A Certain Chemistry's Tom Cartwright is a reasonably successful freelancer who ghostwrites books and magazine articles covering topics he knows nothing about. When he's asked to write the "autobiography" of soap-opera star Georgina Nye, he's initially just happy about the potentially substantial profits. Then he meets Georgina, says all the right things while cursing himself for saying all the wrong things, and, to his surprise, begins an affair that entails copious amounts of spectacularly inept, spastic lying to Sara, his live-in girlfriend of five years.

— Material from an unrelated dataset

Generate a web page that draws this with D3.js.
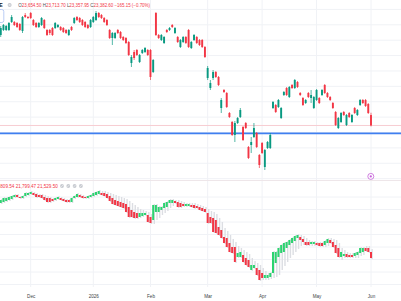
<!DOCTYPE html>
<html><head><meta charset="utf-8">
<script src="https://cdn.jsdelivr.net/npm/d3@7"></script>
<style>html,body{margin:0;padding:0;background:#fff;overflow:hidden}svg{display:block}</style>
</head><body><svg id="c" width="401" height="301"></svg>
<script>
// ---------- data ----------
const monthLabels = ["Dec","2026","Feb","Mar","Apr","May","Jun"];
const monthIndex  = [11,34,55,76,96,116,136];

const topOpen = [25735,25865,25865,25865,26073,26073,26047,26021,25839,26255,
26203,26307,26125,26047,25943,25995,26125,25865,25865,25917,
25917,25943,25943,25917,25865,25735,25943,26047,26203,26177,
26125,26073,25995,25943,26073,26125,26307,26255,26177,26125,
25865,25657,25657,25865,25813,25683,25657,25553,25007,25293,
25345,25033,25267,25293,25345,25345,24773,26307,25735,25605,
25527,25865,25865,25995,25787,25683,25423,25553,25683,25865,
25397,25605,25683,25605,25605,25423,24617,24357,24617,24773,
24643,23837,24305,24227,23707,23473,23135,23447,23603,23343,
23447,22823,22875,23083,23187,22615,22927,22303,22797,22797,
23837,23915,23863,23577,24175,24357,24123,24435,24357,24513,
24227,24097,23967,24227,24097,23837,24045,24097,24175,24435,
24227,24123,23967,23733,23317,23473,23733,23395,23707,23473,
23837,23655,23915,24045,24045,23941,23654.5];
const topHigh = [25969,26021,25995,26073,26255,26099,26073,26047,26229,26307,
26229,26333,26151,26073,26073,26203,26151,25891,25891,25943,
26073,26021,25969,25943,25891,25891,25969,26203,26229,26203,
26151,26099,26021,26151,26229,26359,26333,26281,26203,26151,
25891,25813,25813,25891,25839,25709,25683,25579,25215,25345,
25371,25241,25371,25423,25371,25371,25111,26333,25761,25761,
25709,25891,25943,26021,25943,25709,25631,25709,25709,25891,
25579,25761,25709,25631,25631,25449,24929,24565,24825,24799,
24669,24097,24331,24253,23733,23499,23499,23603,23837,23369,
23473,22849,23083,23447,23213,22641,22953,22771,22979,23187,
24019,23941,24071,23863,24279,24383,24409,24461,24591,24539,
24253,24123,24071,24253,24305,24149,24331,24123,24331,24461,
24253,24149,23993,23759,23603,23733,23759,23681,23733,23681,
23863,23811,24071,24071,24071,23967,23713.7];
const topLow = [25683,25839,25839,25839,26047,25969,25917,25839,25787,26177,
26151,26151,25969,25917,25917,25969,25891,25709,25735,25709,
25891,25917,25839,25787,25761,25709,25839,26021,26099,26047,
25969,25917,25891,25917,26047,26099,26177,26151,26047,25969,
25631,25475,25631,25761,25631,25579,25501,25189,24903,25085,
25189,25007,25241,25267,25189,24565,24747,25709,25631,25579,
25501,25787,25839,25917,25761,25527,25397,25527,25501,25397,
25371,25579,25501,25449,25397,25137,24565,24305,24565,24617,
24409,23707,24227,23837,23577,23109,22953,23421,23577,22979,
23291,22511,22667,23057,22797,22277,22641,22225,22771,22771,
23811,23707,23837,23551,24149,24149,24097,24331,24331,24357,
24149,23889,23941,24097,23967,23811,24019,23941,24149,24201,
24097,24019,23811,23369,23291,23447,23629,23369,23577,23447,
23681,23629,23889,23941,23863,23681,23357.95];
const topClose = [25917,25995,25969,26047,26203,25995,25943,25865,26203,26203,
26177,26177,25995,25943,26047,26177,25917,25735,25787,25735,
26047,25995,25865,25813,25787,25865,25865,26177,26125,26073,
25995,25943,25917,26125,26203,26307,26203,26177,26073,25995,
25657,25787,25787,25787,25657,25605,25527,25215,25163,25137,
25215,25215,25345,25397,25215,24643,25085,25735,25657,25735,
25683,25813,25917,25943,25917,25553,25605,25683,25527,25423,
25553,25735,25527,25475,25423,25163,24877,24487,24773,24643,
24435,24045,24253,23863,23603,23135,23447,23577,23785,23005,
23317,22537,22953,23317,22823,22355,22667,22745,22953,23135,
23993,23733,24045,23837,24253,24175,24383,24357,24565,24383,
24175,23915,24045,24123,24175,24123,24305,23967,24305,24227,
24123,24045,23837,23395,23577,23707,23655,23655,23603,23655,
23707,23785,24045,23967,23889,23707,23382.6];

const botOpen = [22630,22650,22670,22690,22710,22750,22790,22750,22730,22770,
22790,22810,22830,22810,22790,22790,22750,22730,22730,22710,
22690,22710,22730,22710,22690,22690,22650,22730,22750,22790,
22770,22750,22730,22750,22770,22790,22810,22830,22830,22810,
22770,22730,22690,22670,22650,22630,22610,22550,22490,22450,
22430,22350,22370,22390,22390,22350,22290,22450,22450,22490,
22530,22550,22630,22630,22670,22650,22630,22610,22570,22570,
22590,22590,22570,22550,22530,22510,22430,22350,22330,22290,
22150,22090,21950,21930,21830,21750,21750,21550,21550,21590,
21530,21490,21290,21330,21330,21290,21230,21130,21130,21150,
21230,21430,21550,21630,21650,21730,21790,21830,21870,21930,
21950,21910,21850,21850,21810,21810,21830,21830,21830,21790,
21830,21890,21850,21790,21730,21550,21570,21610,21590,21590,
21570,21590,21630,21650,21730,21730,21650];
const botHigh = [22710,22750,22750,22770,22790,22810,22810,22770,22790,22850,
22850,22870,22850,22830,22810,22810,22790,22770,22750,22730,
22750,22770,22750,22730,22710,22710,22750,22790,22830,22810,
22790,22770,22790,22810,22850,22870,22890,22870,22870,22850,
22830,22810,22790,22770,22750,22730,22710,22670,22630,22590,
22550,22510,22490,22470,22450,22410,22610,22610,22570,22570,
22650,22670,22710,22710,22690,22690,22670,22650,22630,22630,
22630,22630,22610,22590,22570,22550,22510,22470,22450,22410,
22330,22250,22130,22070,21990,21910,21850,21770,21730,21690,
21650,21610,21530,21470,21430,21390,21330,21270,21230,21250,
21670,21670,21750,21810,21850,21870,21910,21950,21990,22010,
21990,21970,21930,21890,21870,21870,21850,21850,21850,21890,
21930,21930,21910,21890,21830,21730,21690,21650,21630,21630,
21650,21670,21750,21750,21770,21770,21710];
const botLow = [22610,22630,22650,22670,22690,22730,22730,22710,22710,22750,
22770,22790,22770,22730,22730,22710,22670,22630,22630,22650,
22670,22690,22670,22650,22630,22630,22630,22710,22730,22730,
22710,22710,22710,22730,22750,22770,22790,22770,22750,22710,
22650,22590,22570,22550,22530,22510,22430,22330,22330,22310,
22310,22330,22350,22370,22230,22210,22210,22290,22330,22390,
22430,22470,22530,22570,22610,22530,22530,22550,22550,22550,
22530,22510,22510,22470,22450,22430,22210,22210,22030,22010,
21970,21910,21810,21730,21630,21610,21430,21530,21530,21430,
21370,21330,21270,21310,21170,21070,21090,21090,21090,21110,
21130,21150,21190,21290,21370,21450,21530,21590,21650,21710,
21770,21790,21770,21770,21770,21770,21770,21750,21750,21750,
21770,21810,21730,21610,21530,21490,21530,21530,21530,21530,
21530,21530,21570,21590,21650,21630,21510];
const botClose = [22690,22730,22730,22750,22770,22790,22750,22730,22770,22830,
22830,22850,22790,22750,22750,22730,22690,22650,22650,22670,
22730,22750,22690,22670,22650,22650,22730,22770,22810,22750,
22730,22730,22770,22790,22830,22850,22870,22790,22770,22730,
22670,22610,22590,22570,22550,22530,22450,22350,22350,22330,
22330,22430,22430,22430,22250,22230,22590,22590,22550,22550,
22630,22650,22690,22690,22630,22550,22550,22570,22610,22610,
22550,22530,22530,22490,22470,22450,22230,22230,22050,22030,
21990,21930,21830,21750,21650,21630,21450,21630,21650,21450,
21390,21350,21390,21390,21190,21090,21130,21190,21190,21230,
21650,21650,21730,21790,21830,21850,21890,21930,21970,21990,
21890,21850,21790,21790,21850,21850,21790,21770,21770,21870,
21910,21830,21750,21630,21550,21650,21610,21550,21550,21550,
21630,21650,21730,21730,21670,21650,21529.5];

const lastClose = 23382.6;
const hLineLevel = 23175;
const topGridValues = d3.range(22000, 26401, 400);
const botGridValues = d3.range(21000, 22751, 250);

// ---------- scales ----------
const svg = d3.select("#c");
const x = d3.scaleLinear().domain([0, 136]).range([0.73, 371]);
const yTop = d3.scaleLinear().domain([26645, 21965]).range([0, 180]);
const yBot = d3.scaleLinear().domain([26690, 20990]).range([0, 285]);

const UP = "#089981", DN = "#f23645", UP2 = "#2bd36f", DN2 = "#f23645", GHOST = "#dcdee3";

svg.append("rect").attr("width", 401).attr("height", 301).attr("fill", "#fff");
const defs = svg.append("defs");
defs.append("clipPath").attr("id", "cTop").append("rect").attr("x", 0).attr("y", 0).attr("width", 401).attr("height", 180);
defs.append("clipPath").attr("id", "cBot").append("rect").attr("x", 0).attr("y", 181).attr("width", 401).attr("height", 106);

// grid
const grid = svg.append("g");
grid.selectAll(".vg").data(monthIndex).enter().append("line")
  .attr("x1", d => x(d)).attr("x2", d => x(d)).attr("y1", 0).attr("y2", 287)
  .attr("stroke", "#f0f2f6").attr("stroke-width", 1);
grid.selectAll(".hg").data(topGridValues).enter().append("line")
  .attr("x1", 0).attr("x2", 401).attr("y1", d => yTop(d)).attr("y2", d => yTop(d))
  .attr("stroke", "#f0f2f6").attr("stroke-width", 1).attr("clip-path", "url(#cTop)");
grid.selectAll(".bg").data(botGridValues).enter().append("line")
  .attr("x1", 0).attr("x2", 401).attr("y1", d => yBot(d)).attr("y2", d => yBot(d))
  .attr("stroke", "#f0f2f6").attr("stroke-width", 1).attr("clip-path", "url(#cBot)");
// pane separator
svg.append("line").attr("x1", 0).attr("x2", 401).attr("y1", 180.5).attr("y2", 180.5)
  .attr("stroke", "#eee6e9").attr("stroke-width", 1);

// price line + horizontal drawing
svg.append("line").attr("x1", 0).attr("x2", 401).attr("y1", yTop(lastClose)).attr("y2", yTop(lastClose))
  .attr("stroke", "#f7cdd2").attr("stroke-width", 1);
svg.append("line").attr("x1", 0).attr("x2", 401).attr("y1", yTop(hLineLevel)).attr("y2", yTop(hLineLevel))
  .attr("stroke", "#3f7ff0").attr("stroke-width", 1.8);

// top candles
const topData = topOpen.map((o, i) => ({i, o, h: topHigh[i], l: topLow[i], c: topClose[i]}));
const gT = svg.append("g").attr("clip-path", "url(#cTop)");
gT.selectAll(".w").data(topData).enter().append("line")
  .attr("x1", d => x(d.i)).attr("x2", d => x(d.i))
  .attr("y1", d => yTop(d.h)).attr("y2", d => yTop(d.l))
  .attr("stroke", d => d.c >= d.o ? UP : DN).attr("stroke-width", 0.7);
gT.selectAll(".b").data(topData).enter().append("rect")
  .attr("x", d => x(d.i) - 0.95).attr("width", 1.9)
  .attr("y", d => yTop(Math.max(d.o, d.c)))
  .attr("height", d => Math.max(0.8, Math.abs(yTop(d.o) - yTop(d.c))))
  .attr("fill", d => d.c >= d.o ? UP : DN);

// bottom candles
const botData = botOpen.map((o, i) => ({i, o, h: botHigh[i], l: botLow[i], c: botClose[i]}));
const gB = svg.append("g").attr("clip-path", "url(#cBot)");
gB.selectAll(".w").data(botData).enter().append("rect")
  .attr("x", d => x(d.i) + 0.4).attr("width", 1.4)
  .attr("y", d => yBot(d.h)).attr("height", d => yBot(d.l) - yBot(d.h))
  .attr("fill", GHOST);
gB.selectAll(".b").data(botData).enter().append("rect")
  .attr("x", d => x(d.i) - 1).attr("width", 2)
  .attr("y", d => yBot(Math.max(d.o, d.c)))
  .attr("height", d => Math.max(0.9, Math.abs(yBot(d.o) - yBot(d.c))))
  .attr("fill", d => d.c >= d.o ? UP2 : DN2);

// x axis
const axis = d3.axisBottom(x).tickValues(monthIndex).tickFormat((d, k) => monthLabels[k]).tickSize(0).tickPadding(0);
const ga = svg.append("g").attr("transform", "translate(0,294.4)").call(axis);
ga.select(".domain").remove();
ga.selectAll("text").attr("font-family", "'Liberation Sans', Arial, sans-serif")
  .attr("font-size", 4.6).attr("fill", "#3d3f45");

// top legend
const FONT = "'Liberation Sans', Arial, sans-serif";
svg.append("rect").attr("x", -3.5).attr("y", 9.5).attr("width", 7.3).attr("height", 13).attr("rx", 2)
  .attr("fill", "#fff").attr("stroke", "#a9c0f2").attr("stroke-width", 0.8);
svg.append("text").attr("x", -0.8).attr("y", 7).attr("font-family", FONT).attr("font-size", 5.2)
  .attr("font-weight", "bold").attr("fill", "#131722").text("E");
svg.append("circle").attr("cx", 9.6).attr("cy", 5).attr("r", 2).attr("fill", "#c3c6cd");
svg.append("line").attr("x1", 8.6).attr("x2", 10.6).attr("y1", 4.5).attr("y2", 4.5).attr("stroke", "#fff").attr("stroke-width", 0.45);
svg.append("line").attr("x1", 8.6).attr("x2", 10.6).attr("y1", 5.5).attr("y2", 5.5).attr("stroke", "#fff").attr("stroke-width", 0.45);
const leg = svg.append("text").attr("x", 18.3).attr("y", 6.7).attr("font-family", FONT).attr("font-size", 4.6)
  .attr("textLength", 131.7).attr("lengthAdjust", "spacingAndGlyphs");
const legParts = [["O", "#4a4d55"], ["23,654.50 ", DN], ["H", "#4a4d55"], ["23,713.70 ", DN], ["L", "#4a4d55"], ["23,357.95 ", DN], ["C", "#4a4d55"], ["23,382.60 −165.15 (−0.70%)", DN]];
legParts.forEach(p => leg.append("tspan").attr("fill", p[1]).text(p[0]));

// bottom legend
svg.append("text").attr("x", 0.3).attr("y", 187.8).attr("font-family", FONT).attr("font-size", 4.6)
  .attr("textLength", 57.5).attr("lengthAdjust", "spacingAndGlyphs").attr("fill", DN)
  .text("809.54 21,799.47 21,529.50");
[62, 68.3, 74.6, 80.9].forEach(cx => {
  svg.append("circle").attr("cx", cx).attr("cy", 186).attr("r", 1.9).attr("fill", "#c7cad0");
  svg.append("line").attr("x1", cx - 1).attr("x2", cx + 1).attr("y1", 187).attr("y2", 185).attr("stroke", "#fff").attr("stroke-width", 0.5);
});

// purple event marker
svg.append("circle").attr("cx", 370.8).attr("cy", 176.4).attr("r", 3).attr("fill", "#fff")
  .attr("stroke", "#c45fd8").attr("stroke-width", 0.8);
svg.append("circle").attr("cx", 370.8).attr("cy", 176.4).attr("r", 1.1).attr("fill", "#c45fd8");
</script></body></html>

Like Things My Girlfriend And I Have Argued About, A Certain Chemistry is lively and funny, at least during the lengthy buildup. Millington's supporting cast consists of generally entertaining, over-the-top stereotypes, though Sara and Georgina, by contrast, are pleasantly well-characterized and down to earth. Their humanity makes Tom's behavior seem inhuman by contrast. In using one and betraying the other, he initially comes across as a hapless but lucky cad, especially given the interstitial interjections of an equally hapless-sounding God, who explains the chemical responses governing human emotional and sexual behavior.

But when the situation begins to degrade, the humor disappears. Tom's self-justifications become progressively more shallow, selfish, and offensive, but Millington nonetheless follows him through his post-crisis wallowing, long after the story's entertainment value and momentum have disappeared. And God's semi-apologetic, semi-defensive interruptions similarly grow stale long before the book drags to its inconclusive conclusion. Much of A Certain Chemistry's point, according to its far-from-omniscient God, is that love and lust, fidelity and infidelity, commitment and betrayal all function as natural parts of the human condition. But as personified by Millington's least sympathetic character to date, that explanation sounds like just one of many weak justifications for unjustifiable behavior.